----- Material for this exercise
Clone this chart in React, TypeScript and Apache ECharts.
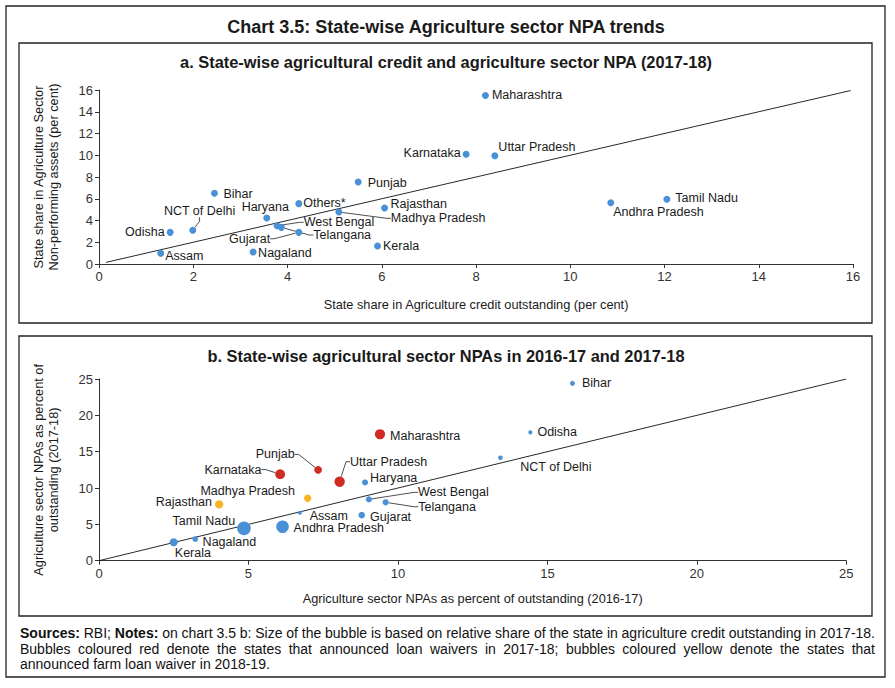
import React, { useEffect, useRef } from "react";
import * as echarts from "echarts";

const FONT = '"Liberation Sans", Arial, Helvetica, sans-serif';

// ---------- Panel a: credit share vs NPA share (2017-18) ----------
const statesA = [
  "Maharashtra", "Karnataka", "Uttar Pradesh", "Tamil Nadu", "Andhra Pradesh",
  "Punjab", "Bihar", "Others*", "Rajasthan", "Madhya Pradesh", "Haryana",
  "West Bengal", "Telangana", "Gujarat", "NCT of Delhi", "Odisha", "Assam",
  "Nagaland", "Kerala",
];
const creditShareA = [8.2, 7.79, 8.4, 12.05, 10.86, 5.5, 2.45, 4.24, 6.06, 5.09, 3.56, 3.78, 3.87, 4.24, 1.99, 1.51, 1.31, 3.27, 5.91];
const npaShareA = [15.5, 10.1, 9.96, 5.95, 5.64, 7.54, 6.5, 5.55, 5.15, 4.78, 4.23, 3.52, 3.37, 2.91, 3.1, 2.91, 0.98, 1.1, 1.66];
const axisA = { min: 0, max: 16, interval: 2 };
const refLineA = [0.15, 15.95]; // y = x reference line ends

// ---------- Panel b: NPA ratio 2016-17 vs 2017-18 ----------
const statesB = [
  "Bihar", "Odisha", "NCT of Delhi", "Maharashtra", "Punjab", "Karnataka",
  "Uttar Pradesh", "Haryana", "Madhya Pradesh", "Rajasthan", "West Bengal",
  "Telangana", "Assam", "Gujarat", "Tamil Nadu", "Andhra Pradesh", "Nagaland", "Kerala",
];
const npaRatio1617 = [15.84, 14.43, 13.43, 9.4, 7.33, 6.06, 8.05, 8.9, 6.98, 4.02, 9.03, 9.59, 6.72, 8.79, 4.85, 6.14, 3.22, 2.5];
const npaRatio1718 = [24.4, 17.66, 14.17, 17.4, 12.5, 11.9, 10.87, 10.77, 8.58, 7.75, 8.44, 8.03, 6.6, 6.28, 4.45, 4.68, 2.98, 2.53];
const waiver2017_18 = ["Maharashtra", "Punjab", "Karnataka", "Uttar Pradesh"];
const waiver2018_19 = ["Madhya Pradesh", "Rajasthan"];
const axisB = { min: 0, max: 25, interval: 5 };
const refLineB = [0, 25];

// ---------- Texts ----------
const mainTitle = "Chart 3.5: State-wise Agriculture sector NPA trends";
const titleA = "a. State-wise agricultural credit and agriculture sector NPA (2017-18)";
const titleB = "b. State-wise agricultural sector NPAs in 2016-17 and 2017-18";
const xNameA = "State share in Agriculture credit outstanding (per cent)";
const yNameA = "State share in Agriculture Sector\nNon-performing assets (per cent)";
const xNameB = "Agriculture sector NPAs as percent of outstanding (2016-17)";
const yNameB = "Agriculture sector NPAs as percent of\noutstanding (2017-18)";
const footLines = [
  "Sources: RBI; Notes: on chart 3.5 b: Size of the bubble is based on relative share of the state in agriculture credit outstanding in 2017-18.",
  "Bubbles coloured red denote the states that announced loan waivers in 2017-18; bubbles coloured yellow denote the states that",
  "announced farm loan waiver in 2018-19.",
];
const boldWords = ["Sources:", "Notes:"];

// ---------- Styles / layout ----------
const BLUE = "#4a90d6";
const RED = "#d22b25";
const YELLOW = "#f7b425";
const INK = "#1a1a1a";

type Lbl = { pos: "left" | "right" | "top" | "bottom"; dist: number; dx: number; dy: number; line?: boolean };
const labelA: Record<string, Lbl> = {
  "Maharashtra": { pos: "right", dist: 3, dx: 0, dy: 0 },
  "Karnataka": { pos: "left", dist: 2, dx: 0, dy: -1 },
  "Uttar Pradesh": { pos: "right", dist: 0, dx: 0, dy: -8.5 },
  "Tamil Nadu": { pos: "right", dist: 5, dx: 0, dy: -1 },
  "Andhra Pradesh": { pos: "right", dist: 0, dx: -1, dy: 9.5 },
  "Punjab": { pos: "right", dist: 6, dx: 0, dy: 1 },
  "Bihar": { pos: "right", dist: 5.5, dx: 0, dy: 1 },
  "Others*": { pos: "right", dist: 1, dx: 0, dy: -1 },
  "Rajasthan": { pos: "right", dist: 2.5, dx: 0, dy: -4 },
  "Madhya Pradesh": { pos: "right", dist: 2, dx: 46.5, dy: 6.3, line: true },
  "Haryana": { pos: "top", dist: 0.5, dx: -1.5, dy: 0 },
  "West Bengal": { pos: "right", dist: 2, dx: 21, dy: -3.4, line: true },
  "Telangana": { pos: "right", dist: 2, dx: 26.5, dy: 7.7, line: true },
  "Gujarat": { pos: "left", dist: 2, dx: -23.2, dy: 6.4, line: true },
  "NCT of Delhi": { pos: "top", dist: 2, dx: 6.8, dy: -7.6, line: true },
  "Odisha": { pos: "left", dist: 2, dx: 0, dy: 0 },
  "Assam": { pos: "right", dist: 1, dx: 0, dy: 2.4 },
  "Nagaland": { pos: "right", dist: 1.5, dx: 0, dy: 1 },
  "Kerala": { pos: "right", dist: 2, dx: 0, dy: 0.5 },
};
const labelB: Record<string, Lbl> = {
  "Bihar": { pos: "right", dist: 7, dx: 0, dy: 0 },
  "Odisha": { pos: "right", dist: 5, dx: 0, dy: 0 },
  "NCT of Delhi": { pos: "right", dist: 2, dx: 15.5, dy: 9 },
  "Maharashtra": { pos: "right", dist: 5, dx: 0, dy: 2 },
  "Punjab": { pos: "left", dist: 2, dx: -17.6, dy: -15.4, line: true },
  "Karnataka": { pos: "left", dist: 2, dx: -11.8, dy: -4.7, line: true },
  "Uttar Pradesh": { pos: "right", dist: 2, dx: 3.2, dy: -20, line: true },
  "Haryana": { pos: "right", dist: 2, dx: 0, dy: -4.6 },
  "Madhya Pradesh": { pos: "left", dist: 9, dx: 0, dy: -7.3 },
  "Rajasthan": { pos: "left", dist: 3, dx: 0, dy: -2.6 },
  "West Bengal": { pos: "right", dist: 2, dx: 44, dy: -7, line: true },
  "Telangana": { pos: "right", dist: 2, dx: 27.4, dy: 4.4, line: true },
  "Assam": { pos: "right", dist: 2, dx: 5.8, dy: 3.3 },
  "Gujarat": { pos: "right", dist: 5, dx: 0, dy: 1.7 },
  "Tamil Nadu": { pos: "left", dist: 2, dx: 0, dy: -7.3 },
  "Andhra Pradesh": { pos: "right", dist: 4.8, dx: 0, dy: 1.6 },
  "Nagaland": { pos: "right", dist: 4.5, dx: 0, dy: 2.7 },
  "Kerala": { pos: "right", dist: 2, dx: -5, dy: 11 },
};

function bubbleSize(state: string): number {
  const i = statesA.indexOf(state);
  const share = i >= 0 ? creditShareA[i] : 3;
  return 2.8 + 0.9 * share;
}

function bubbleColor(state: string): string {
  if (waiver2017_18.includes(state)) return RED;
  if (waiver2018_19.includes(state)) return YELLOW;
  return BLUE;
}

function axisCommon(cfg: { min: number; max: number; interval: number }) {
  return {
    type: "value" as const,
    min: cfg.min,
    max: cfg.max,
    interval: cfg.interval,
    axisLine: { show: true, lineStyle: { color: "#333", width: 1 } },
    axisTick: { show: true, inside: false, length: 4, lineStyle: { color: "#333" } },
    splitLine: { show: false },
    axisLabel: { color: "#333", fontSize: 13, fontFamily: FONT, margin: 6 },
    nameTextStyle: { color: INK, fontSize: 12.75, fontFamily: FONT, lineHeight: 15 },
    nameLocation: "middle" as const,
  };
}

function footnoteElements(): any[] {
  const canvas = document.createElement("canvas");
  const ctx = canvas.getContext("2d")!;
  const left = 20;
  const right = 875;
  const ys = [633, 649, 664];
  const els: any[] = [];
  footLines.forEach((line, li) => {
    const words = line.split(" ");
    const weights = words.map((w) => (boldWords.includes(w) ? "bold" : "normal"));
    const widths = words.map((w, i) => {
      ctx.font = `${weights[i]} 14px ${FONT}`;
      return ctx.measureText(w).width;
    });
    ctx.font = `normal 14px ${FONT}`;
    const space = ctx.measureText(" ").width;
    const total = widths.reduce((a, b) => a + b, 0);
    const justify = li < footLines.length - 1;
    const gap = justify ? (right - left - total) / (words.length - 1) : space;
    let x = left;
    words.forEach((w, i) => {
      els.push({
        type: "text",
        x,
        y: ys[li],
        silent: true,
        style: {
          text: w,
          fontSize: 14,
          fontWeight: weights[i],
          fontFamily: FONT,
          fill: "#111",
          align: "left",
          verticalAlign: "middle",
        },
      });
      x += widths[i] + gap;
    });
  });
  return els;
}

function frame(x: number, y: number, w: number, h: number) {
  return {
    type: "rect",
    silent: true,
    z: -10,
    shape: { x, y, width: w, height: h },
    style: { fill: "none", stroke: "#222", lineWidth: 1.3 },
  };
}

function titleText(text: string, y: number, size: number) {
  return {
    type: "text",
    x: 446,
    y,
    silent: true,
    style: {
      text,
      fontSize: size,
      fontWeight: "bold",
      fontFamily: FONT,
      fill: INK,
      align: "center",
      verticalAlign: "middle",
    },
  };
}

export default function App() {
  const ref = useRef<HTMLDivElement>(null);

  useEffect(() => {
    if (!ref.current) return;
    const chart = echarts.init(ref.current, undefined, { renderer: "svg" });

    const dataA = statesA.map((s, i) => ({
      name: s,
      value: [creditShareA[i], npaShareA[i]],
      label: { position: labelA[s].pos, distance: labelA[s].dist },
      labelLine: { show: !!labelA[s].line },
    }));
    const dataB = statesB.map((s, i) => ({
      name: s,
      value: [npaRatio1617[i], npaRatio1718[i]],
      symbolSize: bubbleSize(s),
      itemStyle: { color: bubbleColor(s) },
      label: { position: labelB[s].pos, distance: labelB[s].dist },
      labelLine: { show: !!labelB[s].line },
    }));

    const labelStyle = {
      show: true,
      formatter: "{b}",
      color: INK,
      fontSize: 12.5,
      fontFamily: FONT,
    };
    const lineStyleLbl = { length2: 4, lineStyle: { color: "#222", width: 0.8 } };

    const option: any = {
      animation: false,
      backgroundColor: "#fff",
      textStyle: { fontFamily: FONT },
      grid: [
        { left: 99, right: 42, top: 90, bottom: 424 },
        { left: 99, right: 48.7, top: 379, bottom: 127.3 },
      ],
      xAxis: [
        { ...axisCommon(axisA), gridIndex: 0, name: xNameA, nameGap: 32.5 },
        { ...axisCommon(axisB), gridIndex: 1, name: xNameB, nameGap: 30 },
      ],
      yAxis: [
        { ...axisCommon(axisA), gridIndex: 0, name: yNameA, nameGap: 38.5, nameRotate: 90 },
        { ...axisCommon(axisB), gridIndex: 1, name: yNameB, nameGap: 38.5, nameRotate: 90 },
      ],
      series: [
        {
          type: "line",
          xAxisIndex: 0,
          yAxisIndex: 0,
          data: refLineA.map((v) => [v, v]),
          symbol: "none",
          silent: true,
          lineStyle: { color: "#111", width: 0.9 },
          z: 1,
        },
        {
          type: "scatter",
          xAxisIndex: 0,
          yAxisIndex: 0,
          data: dataA,
          symbolSize: 7,
          itemStyle: { color: BLUE, opacity: 1 },
          label: labelStyle,
          labelLine: lineStyleLbl,
          labelLayout: (p: any) => {
            const c = labelA[statesA[p.dataIndex]];
            return { dx: c.dx, dy: c.dy };
          },
          z: 3,
        },
        {
          type: "line",
          xAxisIndex: 1,
          yAxisIndex: 1,
          data: refLineB.map((v) => [v, v]),
          symbol: "none",
          silent: true,
          lineStyle: { color: "#111", width: 0.9 },
          z: 1,
        },
        {
          type: "scatter",
          xAxisIndex: 1,
          yAxisIndex: 1,
          data: dataB,
          itemStyle: { opacity: 1 },
          label: labelStyle,
          labelLine: lineStyleLbl,
          labelLayout: (p: any) => {
            const c = labelB[statesB[p.dataIndex]];
            return { dx: c.dx, dy: c.dy };
          },
          z: 3,
        },
      ],
      graphic: [
        frame(6, 6, 879, 671),
        frame(19, 43, 853, 280),
        frame(19, 336, 853, 280),
        titleText(mainTitle, 27, 18),
        titleText(titleA, 62, 16.4),
        titleText(titleB, 356, 16.4),
        ...footnoteElements(),
      ],
    };

    chart.setOption(option);
    return () => chart.dispose();
  }, []);

  return (
    <div
      ref={ref}
      style={{ position: "absolute", left: 0, top: 0, width: 895, height: 688, background: "#fff" }}
    />
  );
}
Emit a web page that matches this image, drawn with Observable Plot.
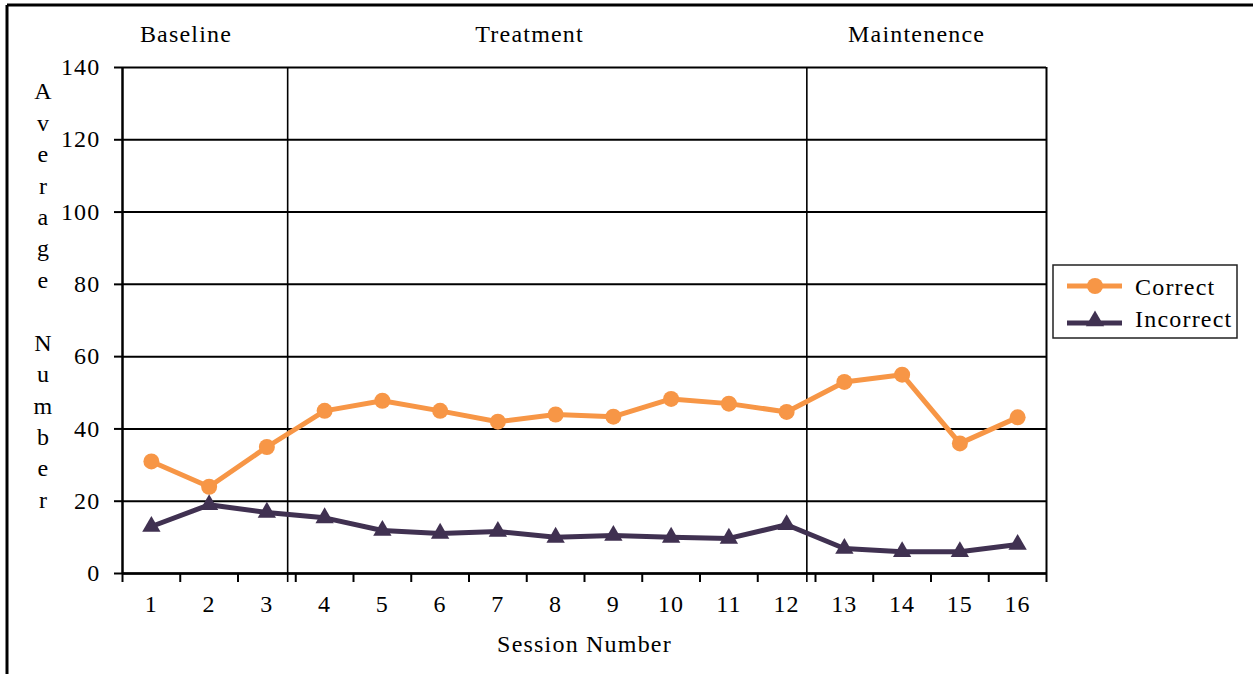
<!DOCTYPE html>
<html>
<head>
<meta charset="utf-8">
<script src="https://cdn.jsdelivr.net/npm/d3@7"></script>
<script src="https://cdn.jsdelivr.net/npm/@observablehq/plot@0.6"></script>
<style>
  html, body { margin: 0; padding: 0; background: #fff; }
  #chart { width: 1253px; height: 674px; }
</style>
</head>
<body>
<div id="chart"></div>
<script>
// Average number of correct / incorrect responses per session
const sessions = [1, 2, 3, 4, 5, 6, 7, 8, 9, 10, 11, 12, 13, 14, 15, 16];
const correct = [31, 24, 35, 45, 47.8, 45, 42, 44, 43.4, 48.3, 47, 44.7, 53, 55, 36, 43.2];
const incorrect = [13, 19, 16.9, 15.4, 11.9, 11.1, 11.6, 10, 10.5, 10, 9.7, 13.5, 6.9, 6, 6, 8];

// Study phases: labels, where they sit, and where each phase changes
const phaseNames = ["Baseline", "Treatment", "Maintenence"];
const phaseLabelAt = [1.6, 7.55, 14.25];
const phaseBreaks = [3.36, 12.35];

const yTicks = [0, 20, 40, 60, 80, 100, 120, 140];
const seriesNames = ["Correct", "Incorrect"];
const seriesColors = ["#F79646", "#403151"];
const xTitle = "Session Number";
const yTitle = "A\nv\ne\nr\na\ng\ne\n\nN\nu\nm\nb\ne\nr";

const rows = sessions.map((s, i) => ({session: s, correct: correct[i], incorrect: incorrect[i]}));
const edges = [0.5, ...sessions.map(s => s + 0.5)];
const phases = phaseNames.map((name, i) => ({name, x: phaseLabelAt[i]}));

const W = 1253, H = 674;

const plot = Plot.plot({
  width: W,
  height: H,
  marginLeft: 122,
  marginRight: 207,
  marginTop: 67,
  marginBottom: 101,
  style: {
    fontFamily: "'Liberation Serif', 'Times New Roman', serif",
    fontSize: "24px",
    letterSpacing: "1.2px",
    color: "#000",
    background: "#fff",
    overflow: "visible"
  },
  x: {type: "linear", domain: [0.5, 16.5], label: null},
  y: {domain: [0, 140], label: null},
  marks: [
    // horizontal gridlines and plot frame
    Plot.ruleY(yTicks, {stroke: "#000", strokeWidth: 2}),
    Plot.ruleX([16.5], {stroke: "#000", strokeWidth: 2}),
    // phase change lines, reaching just under the axis
    Plot.ruleX(phaseBreaks, {stroke: "#000", strokeWidth: 1.6, insetBottom: -9}),
    // y axis
    Plot.ruleX([0.5], {stroke: "#000", strokeWidth: 2.5}),
    Plot.axisY(yTicks, {tickSize: 8, tickPadding: 14, strokeWidth: 2, stroke: "#000"}),
    // x axis: ticks on category edges, labels at category centres
    Plot.ruleY([0], {stroke: "#000", strokeWidth: 2.5}),
    Plot.axisX(edges, {tickSize: 9, tickFormat: () => "", strokeWidth: 2, stroke: "#000"}),
    Plot.axisX(sessions, {tickSize: 0, tickPadding: 21}),
    Plot.text([xTitle], {frameAnchor: "bottom", dy: 71, lineAnchor: "middle"}),
    Plot.text([yTitle], {frameAnchor: "left", dx: -79, dy: -27, lineAnchor: "middle", lineHeight: 1.31, textAnchor: "middle"}),
    // phase labels above the plot
    Plot.text(phases, {x: "x", text: "name", frameAnchor: "top", dy: -33, lineAnchor: "middle"}),
    // series
    Plot.line(rows, {x: "session", y: "correct", stroke: seriesColors[0], strokeWidth: 5}),
    Plot.dot(rows, {x: "session", y: "correct", r: 8, fill: seriesColors[0], stroke: null}),
    Plot.line(rows, {x: "session", y: "incorrect", stroke: seriesColors[1], strokeWidth: 5}),
    Plot.dot(rows, {x: "session", y: "incorrect", symbol: "triangle", r: 6.8, fill: seriesColors[1], stroke: null})
  ]
});

document.getElementById("chart").appendChild(plot);

// Outer frame (top and left edges) and the legend box
const svg = d3.select(plot);
const g = svg.append("g");
g.append("line").attr("x1", 7).attr("x2", W).attr("y1", 5).attr("y2", 5)
  .attr("stroke", "#000").attr("stroke-width", 3);
g.append("line").attr("x1", 7).attr("x2", 7).attr("y1", 5).attr("y2", H)
  .attr("stroke", "#000").attr("stroke-width", 3);

const lg = svg.append("g").attr("transform", "translate(1053,265)");
lg.append("rect").attr("width", 184).attr("height", 73)
  .attr("fill", "#fff").attr("stroke", "#222").attr("stroke-width", 1.5);
const symbols = [d3.symbolCircle, d3.symbolTriangle];
const sizes = [Math.PI * 8 * 8, Math.PI * 6.8 * 6.8];
seriesNames.forEach((name, i) => {
  const y = 21 + i * 37;
  const item = lg.append("g").attr("transform", `translate(0,${y})`);
  item.append("line").attr("x1", 14).attr("x2", 69).attr("y1", 0).attr("y2", 0)
    .attr("stroke", seriesColors[i]).attr("stroke-width", 5);
  item.append("path").attr("d", d3.symbol(symbols[i], sizes[i])())
    .attr("transform", `translate(42,${i ? -2 : 0})`).attr("fill", seriesColors[i]);
  item.append("text").attr("x", 82).attr("y", i ? -4 : 1).attr("dy", "0.32em")
    .attr("text-anchor", "start").text(name);
});
</script>
</body>
</html>
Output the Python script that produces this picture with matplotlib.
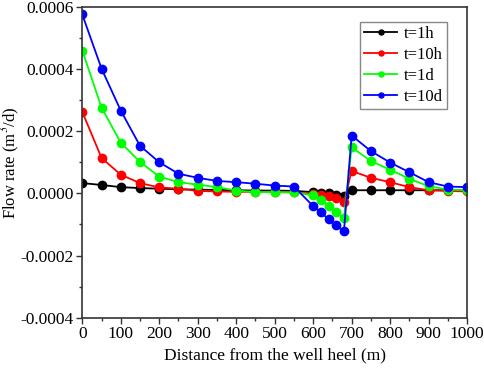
import numpy as np
import matplotlib
matplotlib.use('Agg')
import matplotlib.pyplot as plt
from matplotlib.ticker import MultipleLocator

plt.rcParams['font.family'] = ['Liberation Serif', 'DejaVu Serif']
plt.rcParams['mathtext.fontset'] = 'stix'

# distance along the well (m)
dist = [0, 50, 100, 150, 200, 250, 300, 350, 400, 450, 500, 550,
        600, 620, 640, 660, 680, 700, 750, 800, 850, 900, 950, 1000]

q_1h = [0.000033, 0.000027, 0.000020, 0.000017, 0.000015, 0.000013, 0.000012, 0.000011,
        0.000010, 0.000009, 0.000009, 0.000008,
        0.000004, 0.000002, 0.000000, -0.000005, -0.000010,
        0.000010, 0.000010, 0.000010, 0.000010, 0.000010, 0.000010, 0.000010]
q_10h = [0.000262, 0.000114, 0.000060, 0.000033, 0.000019, 0.000015, 0.000008, 0.000006,
         0.000005, 0.000005, 0.000004, 0.000003,
         -0.000002, -0.000005, -0.000009, -0.000016, -0.000029,
         0.000072, 0.000050, 0.000036, 0.000020, 0.000010, 0.000008, 0.000006]
q_1d = [0.000459, 0.000276, 0.000163, 0.000101, 0.000054, 0.000036, 0.000028, 0.000020,
        0.000009, 0.000004, 0.000004, 0.000003,
        -0.000006, -0.000022, -0.000040, -0.000060, -0.000080,
        0.000148, 0.000104, 0.000076, 0.000047, 0.000023, 0.000012, 0.000010]
q_10d = [0.000575, 0.000401, 0.000266, 0.000153, 0.000100, 0.000063, 0.000050, 0.000040,
         0.000036, 0.000031, 0.000025, 0.000022,
         -0.000041, -0.000060, -0.000084, -0.000103, -0.000122,
         0.000186, 0.000136, 0.000099, 0.000068, 0.000036, 0.000022, 0.000020]

series = [('t=1h', q_1h, 'black'), ('t=10h', q_10h, '#ff0000'),
          ('t=1d', q_1d, '#00ff00'), ('t=10d', q_10d, '#0000ff')]

fig = plt.figure(figsize=(4.84, 3.73), dpi=100)
ax = fig.add_axes([0.170, 0.148, 0.795, 0.834])

for lab, q, c in series:
    ax.plot(dist, q, color=c, lw=1.3, marker='o', ms=6, label=lab)

ax.set_xlim(0, 1000)
ax.set_ylim(-0.0004, 0.0006)
ax.xaxis.set_major_locator(MultipleLocator(100))
ax.xaxis.set_minor_locator(MultipleLocator(50))
ax.yaxis.set_major_locator(MultipleLocator(0.0002))
ax.yaxis.set_minor_locator(MultipleLocator(0.0001))
ax.yaxis.set_major_formatter(matplotlib.ticker.FormatStrFormatter('%.4f'))
ax.tick_params(which='major', direction='out', length=4, width=1, labelsize=12.5, colors='#333333',
               labelcolor='black', pad=2)
ax.tick_params(which='minor', direction='out', length=2.5, width=1, colors='#333333')
for s in ax.spines.values():
    s.set_linewidth(1.2)
    s.set_color('#333333')

ax.set_xlabel('Distance from the well heel (m)', fontsize=12.5)
ax.set_ylabel('Flow rate (m$^3$/d)', fontsize=12)
ax.yaxis.set_label_coords(-0.157, 0.5)

leg = ax.legend(loc='upper right', fontsize=12, markerscale=0.6, fancybox=False,
                framealpha=1, edgecolor='#888888', handlelength=2.0,
                borderpad=0.25, labelspacing=0.3, handletextpad=0.4,
                borderaxespad=0, bbox_to_anchor=(0.948, 0.952))
leg.get_frame().set_linewidth(1.0)

fig.savefig('out.png', dpi=100)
----------
* What to do
For each line above that contains the word "with", copy that line.

* Exercise solution
Emit a web page that matches this image, drawn with Observable Plot.
Output the Python script that produces this picture with matplotlib.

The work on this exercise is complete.